__RAW DATA__:
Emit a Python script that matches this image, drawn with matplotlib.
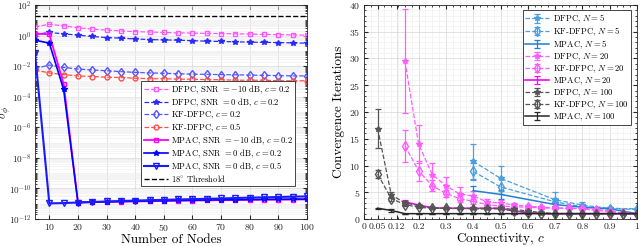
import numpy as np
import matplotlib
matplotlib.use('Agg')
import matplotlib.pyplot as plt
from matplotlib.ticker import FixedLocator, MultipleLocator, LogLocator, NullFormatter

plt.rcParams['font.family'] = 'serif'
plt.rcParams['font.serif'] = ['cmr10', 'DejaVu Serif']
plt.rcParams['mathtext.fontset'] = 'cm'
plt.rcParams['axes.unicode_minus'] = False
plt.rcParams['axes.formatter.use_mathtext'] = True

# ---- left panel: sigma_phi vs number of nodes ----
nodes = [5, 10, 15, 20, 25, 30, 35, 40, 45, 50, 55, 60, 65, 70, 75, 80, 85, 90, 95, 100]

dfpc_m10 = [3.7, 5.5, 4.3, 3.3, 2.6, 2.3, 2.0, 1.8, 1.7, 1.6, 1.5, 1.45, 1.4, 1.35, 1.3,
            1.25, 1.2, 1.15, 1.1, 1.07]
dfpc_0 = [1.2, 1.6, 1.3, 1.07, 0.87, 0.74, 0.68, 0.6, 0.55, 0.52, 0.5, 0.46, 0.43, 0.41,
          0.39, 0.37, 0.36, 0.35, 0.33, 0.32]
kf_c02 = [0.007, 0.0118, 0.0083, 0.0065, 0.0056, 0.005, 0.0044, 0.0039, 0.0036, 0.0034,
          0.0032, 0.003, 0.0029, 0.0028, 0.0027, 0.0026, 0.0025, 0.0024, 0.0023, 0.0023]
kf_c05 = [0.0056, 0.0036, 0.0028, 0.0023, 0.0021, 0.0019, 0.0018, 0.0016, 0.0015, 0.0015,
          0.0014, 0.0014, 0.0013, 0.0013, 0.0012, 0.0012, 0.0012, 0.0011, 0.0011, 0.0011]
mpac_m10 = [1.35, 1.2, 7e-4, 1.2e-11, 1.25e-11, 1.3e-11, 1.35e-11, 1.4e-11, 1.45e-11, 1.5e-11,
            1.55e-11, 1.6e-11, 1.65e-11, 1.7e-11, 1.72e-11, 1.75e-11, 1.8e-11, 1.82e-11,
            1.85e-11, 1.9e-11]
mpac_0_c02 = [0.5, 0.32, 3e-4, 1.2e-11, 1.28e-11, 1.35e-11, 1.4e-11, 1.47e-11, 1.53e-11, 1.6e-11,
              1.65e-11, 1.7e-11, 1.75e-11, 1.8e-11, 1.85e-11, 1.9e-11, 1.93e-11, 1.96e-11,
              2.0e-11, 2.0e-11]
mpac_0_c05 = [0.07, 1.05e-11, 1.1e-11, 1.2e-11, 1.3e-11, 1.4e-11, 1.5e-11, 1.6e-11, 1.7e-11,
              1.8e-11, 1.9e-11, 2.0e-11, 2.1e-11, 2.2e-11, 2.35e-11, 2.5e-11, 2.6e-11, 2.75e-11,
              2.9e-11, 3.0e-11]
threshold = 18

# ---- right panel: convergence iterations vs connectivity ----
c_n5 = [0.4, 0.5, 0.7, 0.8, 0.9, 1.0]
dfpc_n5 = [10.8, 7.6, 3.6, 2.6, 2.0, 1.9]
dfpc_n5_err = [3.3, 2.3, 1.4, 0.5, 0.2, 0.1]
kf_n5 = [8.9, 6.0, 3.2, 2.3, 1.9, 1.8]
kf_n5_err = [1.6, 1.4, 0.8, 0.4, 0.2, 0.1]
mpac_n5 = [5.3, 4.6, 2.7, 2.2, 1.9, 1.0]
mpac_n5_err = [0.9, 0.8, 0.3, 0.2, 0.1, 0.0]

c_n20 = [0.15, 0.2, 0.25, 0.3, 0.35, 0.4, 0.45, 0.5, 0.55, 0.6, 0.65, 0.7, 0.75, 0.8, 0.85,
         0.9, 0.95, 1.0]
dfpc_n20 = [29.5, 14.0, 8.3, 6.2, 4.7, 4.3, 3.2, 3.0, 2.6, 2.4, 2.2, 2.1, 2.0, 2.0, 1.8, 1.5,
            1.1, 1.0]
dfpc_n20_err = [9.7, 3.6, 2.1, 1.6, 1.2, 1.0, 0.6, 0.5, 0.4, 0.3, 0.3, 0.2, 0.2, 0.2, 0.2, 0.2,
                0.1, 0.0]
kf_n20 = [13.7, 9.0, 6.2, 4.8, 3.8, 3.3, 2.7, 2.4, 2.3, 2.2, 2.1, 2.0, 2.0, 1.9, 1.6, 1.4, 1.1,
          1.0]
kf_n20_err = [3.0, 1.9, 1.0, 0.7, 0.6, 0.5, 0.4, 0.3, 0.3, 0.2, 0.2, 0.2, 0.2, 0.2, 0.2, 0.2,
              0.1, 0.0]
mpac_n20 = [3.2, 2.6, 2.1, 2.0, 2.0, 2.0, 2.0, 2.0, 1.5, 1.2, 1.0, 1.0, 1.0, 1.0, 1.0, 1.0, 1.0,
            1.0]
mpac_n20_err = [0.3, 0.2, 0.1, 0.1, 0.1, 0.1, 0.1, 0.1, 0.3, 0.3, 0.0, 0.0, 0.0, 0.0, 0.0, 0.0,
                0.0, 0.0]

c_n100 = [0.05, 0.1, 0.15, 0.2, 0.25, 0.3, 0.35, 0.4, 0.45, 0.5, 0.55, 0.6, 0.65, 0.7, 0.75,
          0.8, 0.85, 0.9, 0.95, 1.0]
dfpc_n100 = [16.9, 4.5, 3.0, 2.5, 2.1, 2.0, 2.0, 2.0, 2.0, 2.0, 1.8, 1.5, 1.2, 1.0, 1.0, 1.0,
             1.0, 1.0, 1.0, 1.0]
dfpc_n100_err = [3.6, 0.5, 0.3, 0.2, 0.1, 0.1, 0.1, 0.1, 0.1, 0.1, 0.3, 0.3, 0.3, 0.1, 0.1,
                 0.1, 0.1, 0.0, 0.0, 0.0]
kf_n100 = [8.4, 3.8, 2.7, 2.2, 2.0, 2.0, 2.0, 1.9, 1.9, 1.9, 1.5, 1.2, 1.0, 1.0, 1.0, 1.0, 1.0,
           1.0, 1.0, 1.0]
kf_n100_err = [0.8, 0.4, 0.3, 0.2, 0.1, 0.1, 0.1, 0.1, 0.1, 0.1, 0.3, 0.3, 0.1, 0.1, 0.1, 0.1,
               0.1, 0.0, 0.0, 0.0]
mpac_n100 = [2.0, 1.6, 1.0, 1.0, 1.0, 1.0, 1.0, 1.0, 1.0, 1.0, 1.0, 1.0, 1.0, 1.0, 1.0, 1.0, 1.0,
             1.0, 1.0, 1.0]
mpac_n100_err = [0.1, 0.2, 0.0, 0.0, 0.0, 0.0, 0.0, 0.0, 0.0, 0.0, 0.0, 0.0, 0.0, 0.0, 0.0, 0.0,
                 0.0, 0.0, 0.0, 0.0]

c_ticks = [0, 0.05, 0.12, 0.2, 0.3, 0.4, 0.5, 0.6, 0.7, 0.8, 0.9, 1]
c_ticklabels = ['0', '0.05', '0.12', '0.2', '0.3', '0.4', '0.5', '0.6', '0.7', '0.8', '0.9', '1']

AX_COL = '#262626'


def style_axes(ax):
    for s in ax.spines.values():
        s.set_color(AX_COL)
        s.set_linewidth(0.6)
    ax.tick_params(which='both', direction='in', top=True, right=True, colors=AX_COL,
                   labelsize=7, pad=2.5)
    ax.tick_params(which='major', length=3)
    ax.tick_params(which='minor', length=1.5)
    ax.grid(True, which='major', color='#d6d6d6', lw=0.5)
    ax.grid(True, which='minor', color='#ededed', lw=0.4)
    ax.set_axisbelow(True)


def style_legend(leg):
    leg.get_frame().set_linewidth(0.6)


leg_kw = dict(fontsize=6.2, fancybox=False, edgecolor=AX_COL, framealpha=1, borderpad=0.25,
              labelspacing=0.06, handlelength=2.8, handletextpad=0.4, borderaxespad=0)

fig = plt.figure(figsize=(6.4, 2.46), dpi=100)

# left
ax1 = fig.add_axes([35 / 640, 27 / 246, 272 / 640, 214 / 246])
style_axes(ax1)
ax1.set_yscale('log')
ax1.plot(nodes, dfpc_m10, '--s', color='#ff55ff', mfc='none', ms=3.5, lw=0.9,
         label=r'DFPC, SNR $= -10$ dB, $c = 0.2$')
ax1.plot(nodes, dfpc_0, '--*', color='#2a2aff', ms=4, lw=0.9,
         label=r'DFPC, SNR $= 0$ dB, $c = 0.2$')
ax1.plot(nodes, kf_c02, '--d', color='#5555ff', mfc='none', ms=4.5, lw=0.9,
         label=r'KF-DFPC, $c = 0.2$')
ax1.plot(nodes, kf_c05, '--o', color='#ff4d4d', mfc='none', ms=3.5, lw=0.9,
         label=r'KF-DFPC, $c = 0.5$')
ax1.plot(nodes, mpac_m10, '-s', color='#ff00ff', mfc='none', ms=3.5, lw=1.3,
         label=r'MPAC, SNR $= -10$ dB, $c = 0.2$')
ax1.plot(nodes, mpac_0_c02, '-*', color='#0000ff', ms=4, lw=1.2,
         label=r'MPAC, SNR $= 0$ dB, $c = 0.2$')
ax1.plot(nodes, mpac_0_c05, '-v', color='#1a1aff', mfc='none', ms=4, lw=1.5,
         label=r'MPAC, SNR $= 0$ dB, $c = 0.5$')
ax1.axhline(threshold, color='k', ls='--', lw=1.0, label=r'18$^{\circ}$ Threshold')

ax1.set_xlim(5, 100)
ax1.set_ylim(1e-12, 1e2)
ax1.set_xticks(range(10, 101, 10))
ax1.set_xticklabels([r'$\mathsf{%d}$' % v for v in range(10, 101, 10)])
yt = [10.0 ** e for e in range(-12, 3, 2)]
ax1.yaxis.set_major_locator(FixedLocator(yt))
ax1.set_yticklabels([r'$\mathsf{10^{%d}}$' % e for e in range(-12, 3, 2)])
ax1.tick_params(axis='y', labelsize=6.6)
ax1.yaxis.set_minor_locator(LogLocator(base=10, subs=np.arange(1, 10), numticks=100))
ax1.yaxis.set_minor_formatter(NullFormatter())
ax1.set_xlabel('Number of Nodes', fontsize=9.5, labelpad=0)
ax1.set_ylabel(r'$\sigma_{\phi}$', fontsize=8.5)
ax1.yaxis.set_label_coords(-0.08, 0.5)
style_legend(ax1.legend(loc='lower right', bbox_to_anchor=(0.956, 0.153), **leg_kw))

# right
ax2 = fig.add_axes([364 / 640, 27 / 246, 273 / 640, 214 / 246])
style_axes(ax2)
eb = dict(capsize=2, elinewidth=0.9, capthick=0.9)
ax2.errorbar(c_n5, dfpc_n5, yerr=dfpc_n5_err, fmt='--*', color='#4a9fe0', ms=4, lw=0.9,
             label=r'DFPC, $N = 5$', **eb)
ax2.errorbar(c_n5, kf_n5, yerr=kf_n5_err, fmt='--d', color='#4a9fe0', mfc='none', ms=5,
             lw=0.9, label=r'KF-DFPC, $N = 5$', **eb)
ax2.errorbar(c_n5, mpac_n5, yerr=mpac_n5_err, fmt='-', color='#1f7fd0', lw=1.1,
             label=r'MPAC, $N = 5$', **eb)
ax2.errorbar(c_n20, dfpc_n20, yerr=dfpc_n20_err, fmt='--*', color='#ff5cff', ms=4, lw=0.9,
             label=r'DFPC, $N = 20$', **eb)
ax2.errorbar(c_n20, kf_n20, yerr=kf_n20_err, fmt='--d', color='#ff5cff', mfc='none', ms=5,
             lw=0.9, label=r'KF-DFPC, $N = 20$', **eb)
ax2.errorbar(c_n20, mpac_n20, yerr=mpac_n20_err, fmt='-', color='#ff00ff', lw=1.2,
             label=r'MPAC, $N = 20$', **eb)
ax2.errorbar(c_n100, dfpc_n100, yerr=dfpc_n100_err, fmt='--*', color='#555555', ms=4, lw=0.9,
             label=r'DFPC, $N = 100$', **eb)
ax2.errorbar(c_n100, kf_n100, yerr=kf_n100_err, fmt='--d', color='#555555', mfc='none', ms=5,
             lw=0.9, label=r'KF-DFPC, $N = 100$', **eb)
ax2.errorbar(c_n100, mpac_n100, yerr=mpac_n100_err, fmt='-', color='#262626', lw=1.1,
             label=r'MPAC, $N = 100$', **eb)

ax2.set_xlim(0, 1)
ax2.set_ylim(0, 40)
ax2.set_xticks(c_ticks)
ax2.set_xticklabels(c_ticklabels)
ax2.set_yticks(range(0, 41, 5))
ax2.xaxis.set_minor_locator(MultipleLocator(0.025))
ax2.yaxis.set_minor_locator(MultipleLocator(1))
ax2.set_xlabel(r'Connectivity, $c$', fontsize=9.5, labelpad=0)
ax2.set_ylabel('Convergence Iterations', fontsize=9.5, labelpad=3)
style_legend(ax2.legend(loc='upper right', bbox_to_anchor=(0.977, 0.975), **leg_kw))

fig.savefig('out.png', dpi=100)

__EXERCISE OBJECTIVE__: Every line from the top of the material above through the line with "from matplotlib.ticker import" should be duplicated exactly, please; leave out the pictures.

__REPLY__:
Emit a Python script that matches this image, drawn with matplotlib.
import numpy as np
import matplotlib
matplotlib.use('Agg')
import matplotlib.pyplot as plt
from matplotlib.ticker import FixedLocator, MultipleLocator, LogLocator, NullFormatter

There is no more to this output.